28 Şubat sürecinde Kara Kuvvetleri’nde NATO Plan subayı olan emekli Albay İsrafil Aydın şöyle konuştu:

“Gölcük’te ele geçirilen 5 No’lu CD nedeniyle buradayım. Dijital çalışmanın en altında İsrafil Aydın diye bir isim var. Rütbem ve görevimle ilgili bir şey yazılmamış. Benim dışımda 3 tane daha İsrafil Aydın. Batı Çalışma Kriz Grubu üyesi olduğum gözüküyor. Türk askerinin başına çuval geçirilmesiyle ilgili bir Amerikalı albaya emekli olmadan önce, ‘Çuvaldan Amerikan devlet başkanı özür dilemediği sürece bu konu kapanmaz’ dedim. YAŞ’ta terfi alamayacağımı bildiğim için emekliye ayrıldım. Dijital cd kurbanıyız.”

 

‘Elle arama, ayakkabı çıkarma var’

 

“Cezaevi şartları ve mevzuatı insancıl değil. Mevzuat, insanı cezalandırmak için değil, insanı yok etmek üzerine kurulu. İnsanı insan olmaktan utandıran bir mevzuat. 2 saat spor yapıyorum. En az iki eşofman lazım. Eldiven yasak, 1 eşofman, 1 ayakkabıya izin var. F Tipi kitabı yazıyorum. En rahatsız olduğum şey elle arama. Çıplak arama olmadı. Odaya her girip çıktığımızda, her ziyaretçi geldiğinde elle arama var, ayakkabı çıkarma var. 10 kitap bulundurulabiliyor. Lacivert giyim eşyası gardiyanları çağrıştırdığı için yasak, haki giyim eşyası jandarmayı çağrıştırdığı için yasak. Kırmızı elbise, sol örgütleri çağrıştırdığı için yasak.”

 

‘Mevzuat tam bir faşist’

 

“Kantinde satılan hiçbir şeyi dışarıdan alamıyoruz. Mevzuat tam bir faşist. Bu zulümden sonra hiçbir şeye inancım yok. Helikopter düşmek üzereyken kurtuldum, Tarıktepe’de mayınlı pusudan çıktım ama bu pusudan çıkamadım. 20 sayfa itiraz dilekçesi yazdım, 15 dakika sonra ret cevabı geldi. Baştan kurgulanmış. Harp Akademisi’nde iki Amerikalı subay eğitim görüyor. Onların bizimle ilgili not tuttuğunu düşünüyorum.”

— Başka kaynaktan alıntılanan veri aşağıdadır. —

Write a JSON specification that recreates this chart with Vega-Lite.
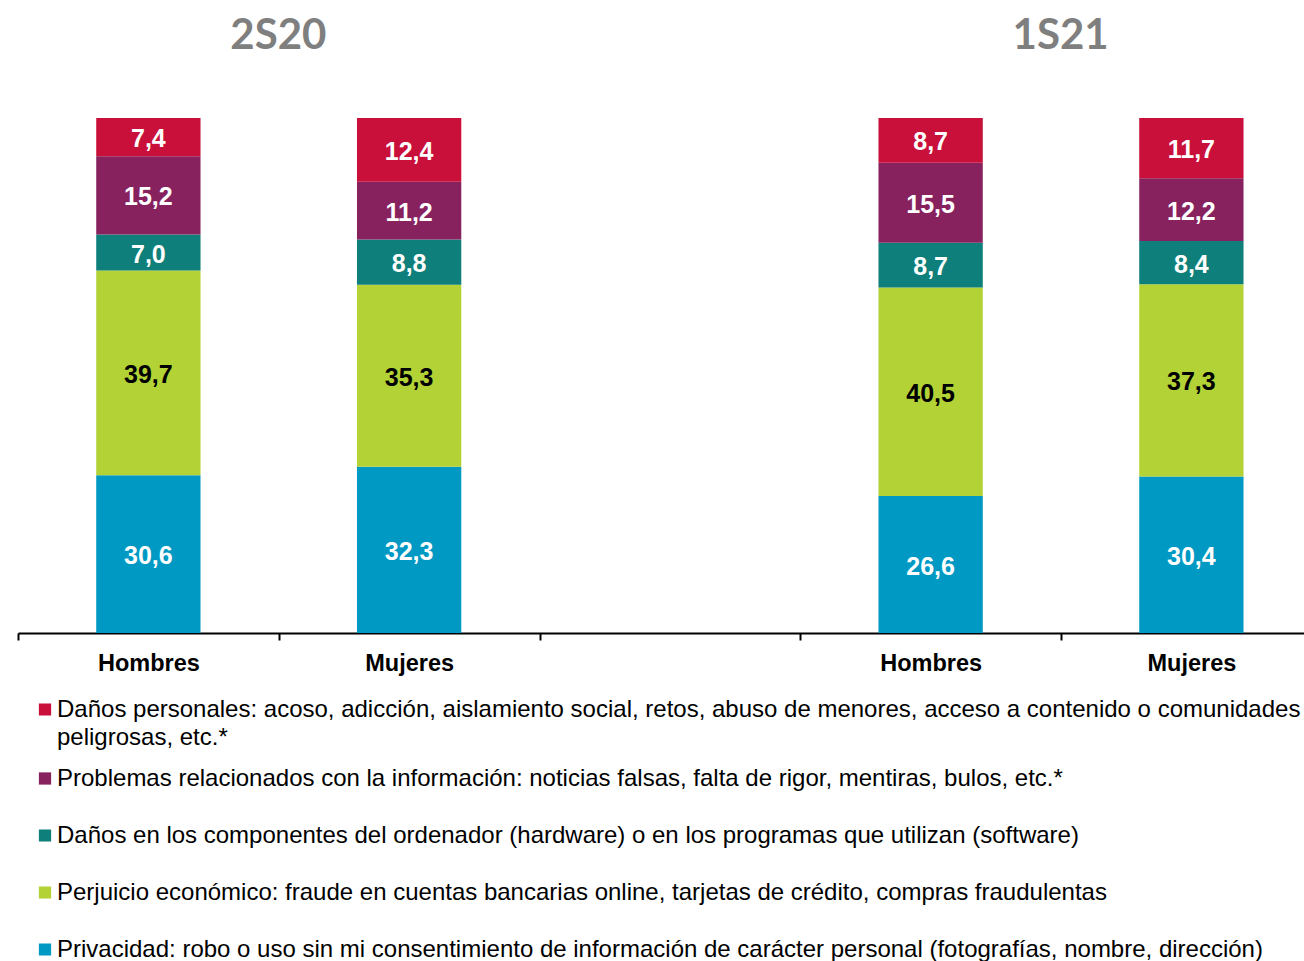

Balyoz Darbe Planı davasından 16 sene hapis cezası alan emekli Tümgeneral Bekir Memiş, “Balyoz bavulunu bırakanlardan biri Orhan Aykut. Bu araştırılmalı. Burada bilgisayar yok. Yemekler kötü. Kurslar var, resim, çini kursları var. Sohbet hakkı haftada 2,5 saat. Ayakkabı araması var. Balyoz ile ilgili ilk askeri bilirkişi raporunu hazırlayan Binbaşı Ahmet Erdoğan’ın raporu, hazırlanışı, personelin seçimi şüpheli. Askeri Savcı şimdi İMKB hukuk müşaviri. Bu sahtekarlık, bu zulüm ortaya çıkacak, belki 5 yıl, belki 10-20-50 yıl sonra çıkacak. Ama Türkiye kendinden utanacak” dedi.